What is important is that the
being that I will attempt to describe
in his body, his soul, his
brain, and his environment has to be inserted
into a context, which is that
of my sources, or at least those
that I can master. I cannot
claim to describe the fellah of the age of
the pharaohs or the Tibetan
monk any more than I can evoke the
courtier at Versailles or the
miner in Germinal. It is only within
the Middle Ages that I feel
myself somewhat at home, although my
profession has of course led me
to frequent the Athenian hoplite
or the Reichshoffen cuirassier
for a short time. As it happens, the
period of the “Middle Ages” has
specific traits, as does any other
stage in the human adventure: I
cannot hide them, thus calming
the posthumous anger of Lucien
Febvre. What is more, we need
to agree about what was or were
the “Middle Ages,” an expression
invented for the use of the
university by Guizot or perhaps even by
Bossuet. Was this a segment of
time in which the economy and society
had certain distinct
traits—“feudalism,” as Marx would have
it? But, really, did people eat
“feudally”? Was it a time of triumphant
militant and generalized
Christianity? But can we say that
the epidemic known as the mal
des ardents was an effect of the
Gospel according to Saint John?
Enough of that. Such niggling
objections serve no purpose.

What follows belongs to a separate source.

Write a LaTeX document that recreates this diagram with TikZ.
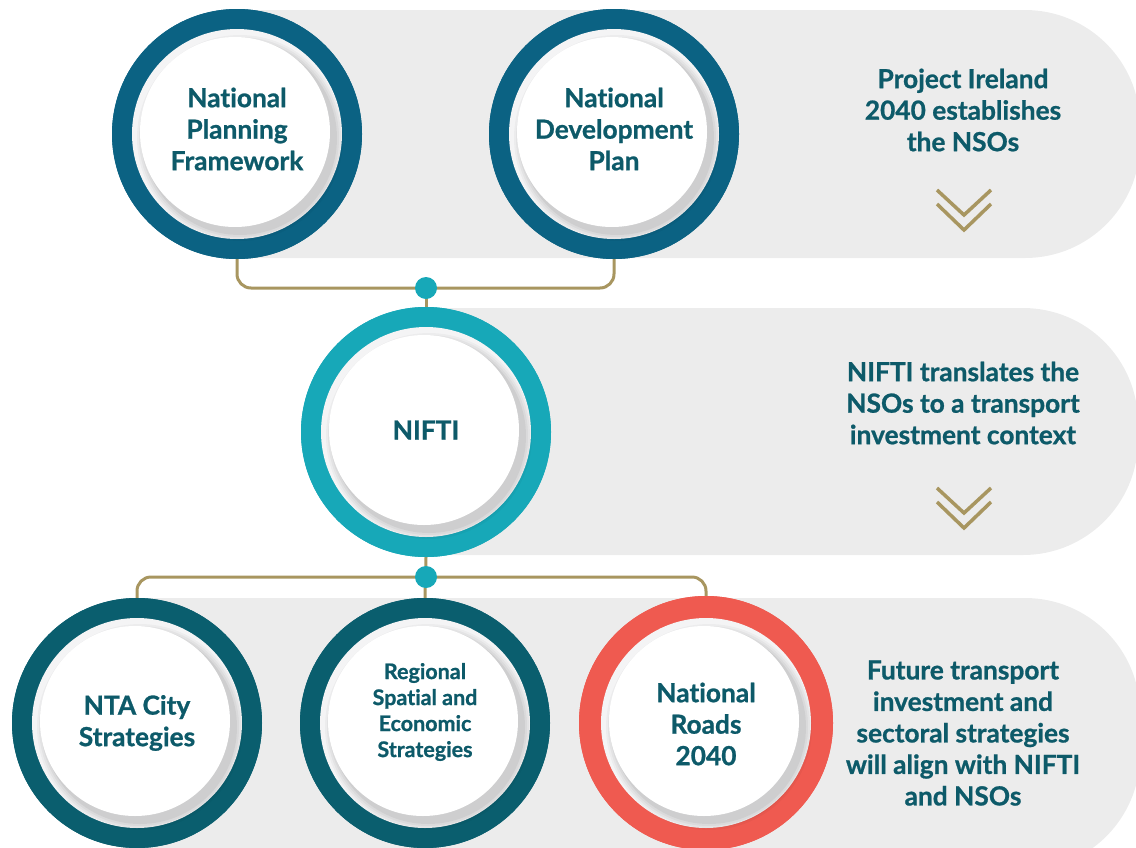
\documentclass[tikz,border=0pt]{standalone}
\usepackage{fontspec}
\setmainfont{Lato}[Ligatures=NoCommon, BoldFeatures={FakeBold=0.9}]
\definecolor{bandgray}{HTML}{ECECEC}
\definecolor{gold}{HTML}{A89660}
\definecolor{navy}{HTML}{0B6283}
\definecolor{darkteal}{HTML}{0A5E6E}
\definecolor{tealc}{HTML}{17A8B8}
\definecolor{coral}{HTML}{EF5A50}
\definecolor{txt}{HTML}{0D5A69}
\definecolor{innergray}{HTML}{F4F4F5}
\newcommand\bandshape[4]{% left, top, bottom, right
  \fill[band] (#1,#2) -- ({#4-115},#2) arc[start angle=90,end angle=0,radius=115pt]
    -- (#4,{#3-115}) arc[start angle=0,end angle=-90,radius=115pt] -- (#1,#3) -- cycle;}
\tikzset{
  band/.style={fill=bandgray},
  conn/.style={draw=gold, line width=3pt, rounded corners=14pt},
  chev/.style={draw=gold, line width=3.5pt},
  joint/.style={circle, fill=tealc, minimum size=22pt, inner sep=0pt},
  disc/.style={circle, minimum size=250pt, inner sep=0pt, fill=#1,
    path picture={
      \fill[innergray] (path picture bounding box.center) circle (105pt);
      \foreach \r/\o in {103/0.03,101/0.035,99/0.04,97/0.05}
        \fill[black,opacity=\o] ([shift={(3pt,-4pt)}]path picture bounding box.center) circle (\r pt);
      \fill[white] ([shift={(-2pt,2pt)}]path picture bounding box.center) circle (95pt);
    }},
  lbl/.style={text=txt, font=\bfseries\fontsize{26.3}{31.5}\selectfont, align=center},
  smalllbl/.style={text=txt, font=\bfseries\fontsize{21.5}{26}\selectfont, align=center},
}
\begin{document}
\begin{tikzpicture}[x=1pt,y=-1pt]
\useasboundingbox (0,0) rectangle (1136,847);
\clip (0,0) rectangle (1136,847);
% bands
\bandshape{237}{10}{258}{1140}
\bandshape{426}{308}{555}{1138}
\bandshape{137}{598}{870}{1140}
% joints
\coordinate (d1) at (426,288);
\coordinate (d2) at (426,577);
% circle nodes
\node[disc=navy] (npf) at (237,134) {};
\node[disc=navy] (ndp) at (614,134) {};
\node[disc=tealc] (nifti) at (426,432) {};
\node[disc=darkteal] (nta) at (137,723) {};
\node[disc=darkteal] (rses) at (425,723) {};
\node[disc=coral, minimum size=254pt] (nr) at (706,723) {};
% connectors
\draw[conn] (npf.south) |- (d1) -| (ndp.south);
\draw[conn] (d1) -- (nifti.north);
\draw[conn] (nifti.south) -- (rses.north);
\draw[conn] (nta.north) |- (d2) -| (nr.north);
% redraw circles over line ends
\node[disc=navy] at (npf) {};
\node[disc=navy] at (ndp) {};
\node[disc=tealc] at (nifti) {};
\node[disc=darkteal] at (nta) {};
\node[disc=darkteal] at (rses) {};
\node[disc=coral, minimum size=254pt] at (nr) {};
\node[joint] (j1) at (d1) {};
\node[joint] (j2) at (d2) {};
% circle labels
\node[lbl] (npft) at (237,129) {National\\Planning\\Framework};
\node[lbl] (ndpt) at (614,129) {National\\Development\\Plan};
\node[lbl] (niftit) at (426,430) {NIFTI};
\node[lbl] (ntat) at (137,723) {NTA City\\Strategies};
\node[smalllbl] (rsest) at (425,712) {Regional\\Spatial and\\Economic\\Strategies};
\node[lbl] (nrt) at (706,724) {National\\Roads\\2040};
% right texts
\node[lbl] (t1) at (963,110) {Project Ireland\\2040 establishes\\the NSOs};
\node[lbl] (t2) at (963,403) {NIFTI translates the\\NSOs to a transport\\investment context};
\node[lbl] (t3) at (963,733) {Future transport\\investment and\\sectoral strategies\\will align with NIFTI\\and NSOs};
% chevrons
\draw[chev] (937,190) -- (964,215) -- (991,190);
\draw[chev] (937,204) -- (964,230) -- (991,204);
\draw[chev] (937,488) -- (964,513) -- (991,488);
\draw[chev] (937,502) -- (964,528) -- (991,502);
\end{tikzpicture}
\end{document}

My
documentation and most of the
scholarly works that I intend
to pillage or draw from concern the
period between Charlemagne and
Francis I; like all other scholars
and with the same debatable
arguments, I will even concentrate on
the period between the twelfth
century and the fourteenth century,
the very period targeted by the
“medieval” banquets and parades
that municipalities put on to
raise money. Still worse: I will choose
most of my examples from
France, northern France in particular,
because it is the area I know
best.
I haven’t quite finished with
my attempt to turn aside facile criticism:
the man about whom I will speak
is neither a knight nor a
monk; he is not a bishop or a
“great man,” neither is he a bourgeois,
a merchant, a lord, or a man of
letters. He is a man worried about
the rain and the wolf,
concerned about wine, his strongbox, the fetus,
fire, the axe, the neighbors,
sworn oaths, salvation—all those
things that people speak to us
about only occasionally or by preterition
and through the distorting
prism of political institutions,
social hierarchies, juridical
rules, or the precepts of faith. Thus no
economic exposé will be found
here, no chart of technical achievements,
no class struggle: just a poor
everyday man.
One last word: I have borrowed
almost everything from others,
and I do not cite them. But, as
is usually said in hastily prepared
acknowledgments, they will
recognize themselves. Here and there
I have added a thought or two
of my own, especially on the import
of what is “natural” and on the
“misery” of man. I take responsibility
for these, as well as for
everything summarized and all simplifications
and neglect of chronological or
geographical nuances that are sure to set the “specialists’ ” teeth on
edge. But that is the price of all pillage.
Have I clearly stated my goals?
Now all I have to do is achievethem.